Father John B. Callan, MM

Born: November 24, 1903
Ordained: February 1, 1931
Died: February 16, 1949

Father John Callan was born in South Boston on November 24, 1903, the second oldest in a family of six children. The early death of his father marked out John’s boyhood as years of wage-earning and necessitated his attending a public school. His sister, however, was able to go to a parochial school and it was she who brought into the Callan home one day a copy of the Field Afar. Fascinated by the stories of the missioners, John, still in grammar school, wrote to Father James A. Walsh asking permission to become a solicitor for the Field Afar subscriptions.

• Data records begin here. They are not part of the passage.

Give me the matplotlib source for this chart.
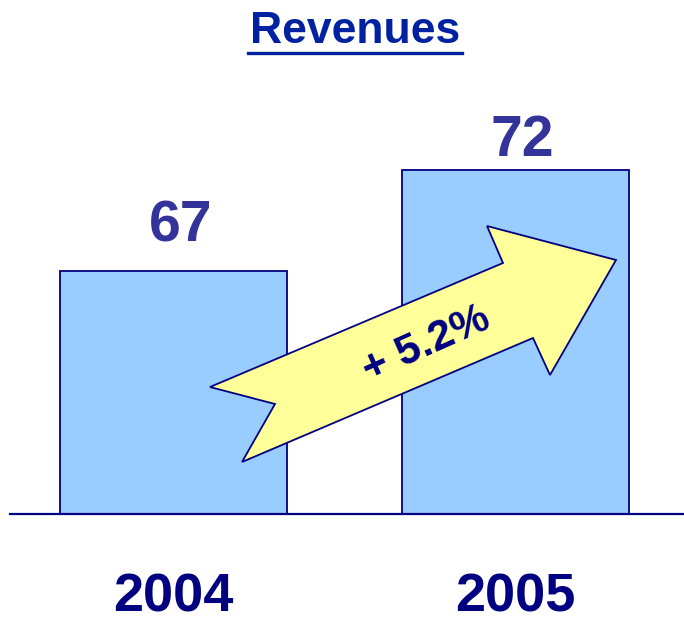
import matplotlib
matplotlib.use("Agg")
import matplotlib.pyplot as plt
from matplotlib.patches import Polygon
from matplotlib.lines import Line2D

# ---- data ----
years = ["2004", "2005"]
revenues = [67, 72]
growth_label = "+ 5.2%"
title = "Revenues"

# ---- style ----
W, H = 684, 622
bar_fill = "#99CCFF"
navy = "#000080"
value_color = "#333399"
title_color = "#0022A0"
arrow_fill = "#FFFF99"
font = "Liberation Sans"

fig = plt.figure(figsize=(W / 100, H / 100), dpi=100)
fig.patch.set_facecolor("white")

# axes in pixel layout
ax_left, ax_right, ax_base, ax_top = 8, 684, 514, 60
ax = fig.add_axes([ax_left / W, (H - ax_base) / H,
                   (ax_right - ax_left) / W, (ax_base - ax_top) / H])
x = list(range(len(years)))
ax.set_xlim(-0.484, 1.493)
ax.set_ylim(55, 55 + (ax_base - ax_top) / 20.235)
ax.axis("off")

bars = ax.bar(x, revenues, width=0.664, color=bar_fill, edgecolor=navy,
              linewidth=1.3, zorder=2)
ax.axhline(55, color=navy, lw=1.6, clip_on=False, zorder=3, xmin=0.003)

# value labels above bars
label_pad = [30, 14]  # px gap above bar (baseline)
for xi, v, pad in zip(x, revenues, label_pad):
    ax.annotate(str(v), (xi, v), xytext=(5, pad * 0.72), textcoords="offset points",
                ha="center", va="baseline", fontsize=41, fontweight="bold",
                color=value_color, family=font, zorder=4)

# year labels below axis
for xi, yr in zip(x, years):
    ax.annotate(yr, (xi, 55), xytext=(0, -98 * 0.72), textcoords="offset points",
                ha="center", va="baseline", fontsize=39, fontweight="bold",
                color=navy, family=font)

# growth arrow (decorative shape, in figure pixel coords)
arrow_px = [(210, 387), (503, 263), (487, 226), (616, 260), (550, 375),
            (533, 338), (242, 462), (275, 404)]
arrow_fig = [(px / W, (H - py) / H) for px, py in arrow_px]
fig.patches.append(Polygon(arrow_fig, closed=True, transform=fig.transFigure,
                           facecolor=arrow_fill, edgecolor=navy, linewidth=1.3,
                           zorder=5))
fig.text(426 / W, (H - 344) / H, growth_label, rotation=24, rotation_mode="anchor",
         ha="center", va="center", fontsize=31, fontweight="bold", color=navy,
         family=font, zorder=6)

# title with underline
t = fig.text(355 / W, (H - 43) / H, title, ha="center", va="baseline",
             fontsize=32, fontweight="bold", color=title_color, family=font)
fig.canvas.draw()
bb = t.get_window_extent()
uy = (H - 53) / H
fig.add_artist(Line2D([(bb.x0 - 2) / W, (bb.x1 + 2) / W], [uy, uy],
                      transform=fig.transFigure, color=title_color, lw=2.4))

fig.savefig("out.png", dpi=100, facecolor="white")
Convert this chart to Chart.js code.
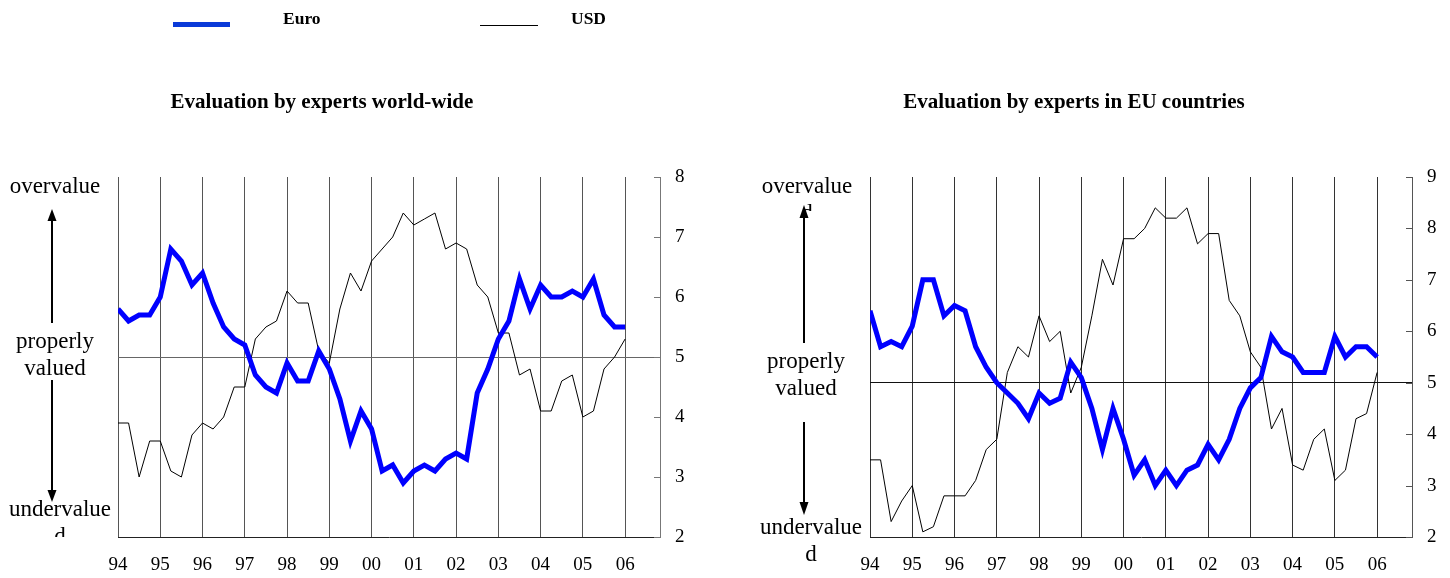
<!DOCTYPE html>
<html>
<head>
<meta charset="utf-8">
<script src="https://cdn.jsdelivr.net/npm/chart.js@4.4.0/dist/chart.umd.min.js"></script>
<style>
html,body{margin:0;padding:0;background:#fff;}
#wrap{position:relative;width:1450px;height:578px;overflow:hidden;font-family:"Liberation Serif","Times New Roman",serif;color:#000;}
canvas{position:absolute;top:0;}
.t{position:absolute;white-space:nowrap;}
.title{font-weight:bold;font-size:21px;line-height:24px;text-align:center;width:500px;}
.ann{font-size:23px;line-height:27px;text-align:center;width:140px;overflow:hidden;}
.leg{font-weight:bold;font-size:17.5px;line-height:20px;}
svg{position:absolute;left:0;top:0;}
</style>
</head>
<body>
<div id="wrap">
  <canvas id="c1" width="725" height="578" style="left:0;width:725px;height:578px"></canvas>
  <canvas id="c2" width="725" height="578" style="left:725px;width:725px;height:578px"></canvas>

  <div class="t" style="left:173px;top:22px;width:57px;height:5px;background:#0a3ad8"></div>
  <div class="t leg" style="left:283px;top:8px">Euro</div>
  <div class="t" style="left:480px;top:25px;width:58px;height:1px;background:#000"></div>
  <div class="t leg" style="left:571px;top:8px">USD</div>

  <div class="t title" style="left:72px;top:89px">Evaluation by experts world-wide</div>
  <div class="t title" style="left:824px;top:89px">Evaluation by experts in EU countries</div>

  <div class="t ann" style="left:-15px;top:172px;height:27px">overvalue</div>
  <div class="t ann" style="left:-15px;top:327px">properly<br>valued</div>
  <div class="t ann" style="left:-10px;top:495px;height:42px">undervalue<br>d</div>

  <div class="t ann" style="left:737px;top:172px;height:39px">overvalue<br>d</div>
  <div class="t ann" style="left:736px;top:347px">properly<br>valued</div>
  <div class="t ann" style="left:741px;top:513px">undervalue<br>d</div>

  <svg width="1450" height="578">
    <g fill="#000" stroke="#000" stroke-width="2">
      <line x1="52" y1="220" x2="52" y2="323"/>
      <polygon points="52,209 47.5,221 56.5,221" stroke="none"/>
      <line x1="52" y1="380" x2="52" y2="491"/>
      <polygon points="52,502 47.5,490 56.5,490" stroke="none"/>
      <line x1="804" y1="217" x2="804" y2="343"/>
      <polygon points="804,205 799.5,218 808.5,218" stroke="none"/>
      <line x1="804" y1="422" x2="804" y2="503"/>
      <polygon points="804,515 799.5,502 808.5,502" stroke="none"/>
    </g>
  </svg>
</div>
<script>
const yearLabels = ['94','95','96','97','98','99','00','01','02','03','04','05','06'];

const euroWorld = [5.8,5.6,5.7,5.7, 6.0,6.8,6.6,6.2, 6.4,5.9,5.5,5.3, 5.2,4.7,4.5,4.4,
                   4.9,4.6,4.6,5.1, 4.8,4.3,3.6,4.1, 3.8,3.1,3.2,2.9, 3.1,3.2,3.1,3.3,
                   3.4,3.3,4.4,4.8, 5.3,5.6,6.3,5.8, 6.2,6.0,6.0,6.1, 6.0,6.3,5.7,5.5, 5.5];
const usdWorld  = [3.9,3.9,3.0,3.6, 3.6,3.1,3.0,3.7, 3.9,3.8,4.0,4.5, 4.5,5.3,5.5,5.6,
                   6.1,5.9,5.9,5.1, 4.9,5.8,6.4,6.1, 6.6,6.8,7.0,7.4, 7.2,7.3,7.4,6.8,
                   6.9,6.8,6.2,6.0, 5.4,5.4,4.7,4.8, 4.1,4.1,4.6,4.7, 4.0,4.1,4.8,5.0, 5.3];
const euroEU    = [6.4,5.7,5.8,5.7, 6.1,7.0,7.0,6.3, 6.5,6.4,5.7,5.3, 5.0,4.8,4.6,4.3,
                   4.8,4.6,4.7,5.4, 5.1,4.5,3.7,4.5, 3.9,3.2,3.5,3.0, 3.3,3.0,3.3,3.4,
                   3.8,3.5,3.9,4.5, 4.9,5.1,5.9,5.6, 5.5,5.2,5.2,5.2, 5.9,5.5,5.7,5.7, 5.5];
const usdEU     = [3.5,3.5,2.3,2.7, 3.0,2.1,2.2,2.8, 2.8,2.8,3.1,3.7, 3.9,5.2,5.7,5.5,
                   6.3,5.8,6.0,4.8, 5.3,6.3,7.4,6.9, 7.8,7.8,8.0,8.4, 8.2,8.2,8.4,7.7,
                   7.9,7.9,6.6,6.3, 5.6,5.3,4.1,4.5, 3.4,3.3,3.9,4.1, 3.1,3.3,4.3,4.4, 5.2];

const yRangeWorld = [2, 8];
const yRangeEU = [2, 9];
const neutralValue = 5;
const quartersPerYear = 4;

const FONT = '"Liberation Serif","Times New Roman",serif';

function pts(arr){ return arr.map((v,i)=>({x:i, y:v})); }

const innerTicks = {
  id:'innerTicks',
  afterDraw(chart, args, opts){
    const y = chart.scales.y, ctx = chart.ctx;
    ctx.save();
    ctx.strokeStyle = opts.color; ctx.lineWidth = 1;
    y.ticks.forEach(t=>{
      const py = Math.round(y.getPixelForValue(t.value))+0.5;
      ctx.beginPath(); ctx.moveTo(y.left-6, py); ctx.lineTo(y.left, py); ctx.stroke();
    });
    ctx.restore();
  }
};

function makeChart(id, euro, usd, yr, cfg){
  return new Chart(document.getElementById(id), {
    type:'line',
    data:{datasets:[
      {label:'Euro', data:pts(euro), borderColor:'#0000ff', borderWidth:5, pointRadius:0, tension:0, fill:false},
      {label:'USD', data:pts(usd), borderColor:'#000', borderWidth:1, pointRadius:0, tension:0, fill:false}
    ]},
    options:{
      responsive:false, animation:false, devicePixelRatio:1,
      layout:{padding:{left:cfg.padLeft, top:177, right:0, bottom:0}},
      plugins:{legend:{display:false}, tooltip:{enabled:false}, title:{display:false}, innerTicks:{color:cfg.axisColor}},
      scales:{
        x:{type:'linear', min:0, max:51.3,
           afterBuildTicks(s){ s.ticks = yearLabels.map((_,i)=>({value:i*quartersPerYear})); },
           afterFit(s){ s.height = 41; },
           ticks:{callback:(v,i)=>yearLabels[i], font:{family:FONT,size:19}, color:'#000', padding:17, maxRotation:0, autoSkip:false},
           grid:{drawTicks:false, color:cfg.gridColor, lineWidth:1},
           border:{display:true, color:cfg.xBorder, width:1}
        },
        y:{type:'linear', position:'right', min:yr[0], max:yr[1],
           afterFit(s){ s.width = cfg.yWidth; },
           ticks:{stepSize:1, font:{family:FONT,size:19}, color:'#000', padding:15},
           grid:{drawTicks:false, lineWidth:1, color:(c)=> c.tick && c.tick.value===neutralValue ? cfg.fiveColor : 'rgba(0,0,0,0)'},
           border:{display:true, color:cfg.axisColor, width:1}
        }
      }
    },
    plugins:[innerTicks]
  });
}

makeChart('c1', euroWorld, usdWorld, yRangeWorld, {padLeft:118, yWidth:65, gridColor:'#555', xBorder:'#222', axisColor:'#777', fiveColor:'#666'});
makeChart('c2', euroEU, usdEU, yRangeEU, {padLeft:145, yWidth:38, gridColor:'#333', xBorder:'#222', axisColor:'#555', fiveColor:'#111'});
</script>
</body>
</html>
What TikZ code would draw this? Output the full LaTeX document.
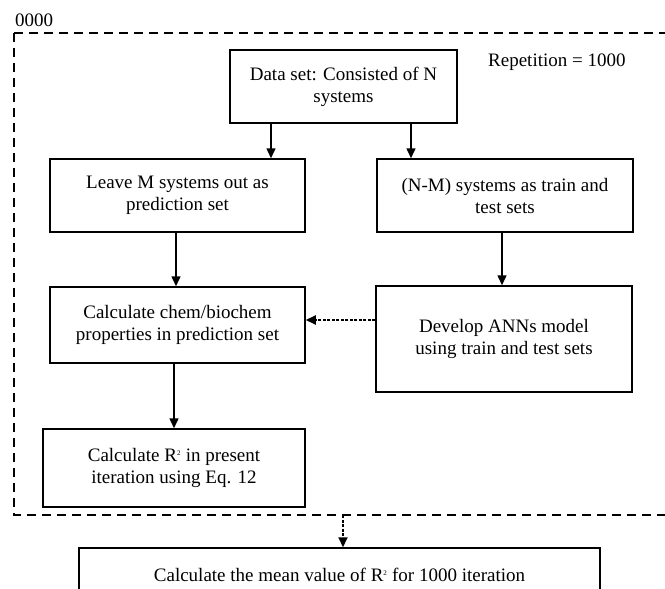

When he was sixteen John entered the Venard. His sister followed him to Maryknoll and became Sister Mary George. Some years later John’s older brother died and it became necessary for him to return home to help support the family. After a year he was able to resume his studies and on February 1, 1931 Father Callan was ordained at Maryknoll by Bishop Dunn.

He was assigned in the summer of that year to Kaying, China. After two years in language school and acting as assistant to Fr. William O’Brien, he was named pastor of the problem-filled Hing Ning Mission where 100 of the 300 Catholics were under excommunication for selling their daughters to pagans. At considerable personal expense Father Callan succeeded in ransoming many of these girls and was able to bring his flock back to the Church, besides making many new converts.

War came to Hing Ning in 1938 and for three years the village was the daily target of Japanese bombers. In 1941, when Father Callan was advised he was due for his decennial leave, he wrote to his superiors: “…My people are in need. There is no one to replace me immediately. May I remain?” His request was granted but in the Fall of that year he fell seriously ill and had to be brought to Hong Kong for hospitalization. He regained his health only in time to be taken prisoner by the Japanese in their occupation of the Stanley house in December of 1941. He was one of the group of missioners who were tied hand and foot and left for two days in a garage without food or water.

Released from prison camp and repatriated in 1942, Father enlisted as a chaplain in the Navy. Malaria, however, at the end of a year’s service in the South Pacific, forced him to resign his commission. Returning to Maryknoll, N.Y. he devoted the last years of his life to the work of vocational correspondence.

Father Callan had been ill about a week when, shortly before noon on February 16, 1949, died. Funeral and burial took place at Maryknoll on the 18th.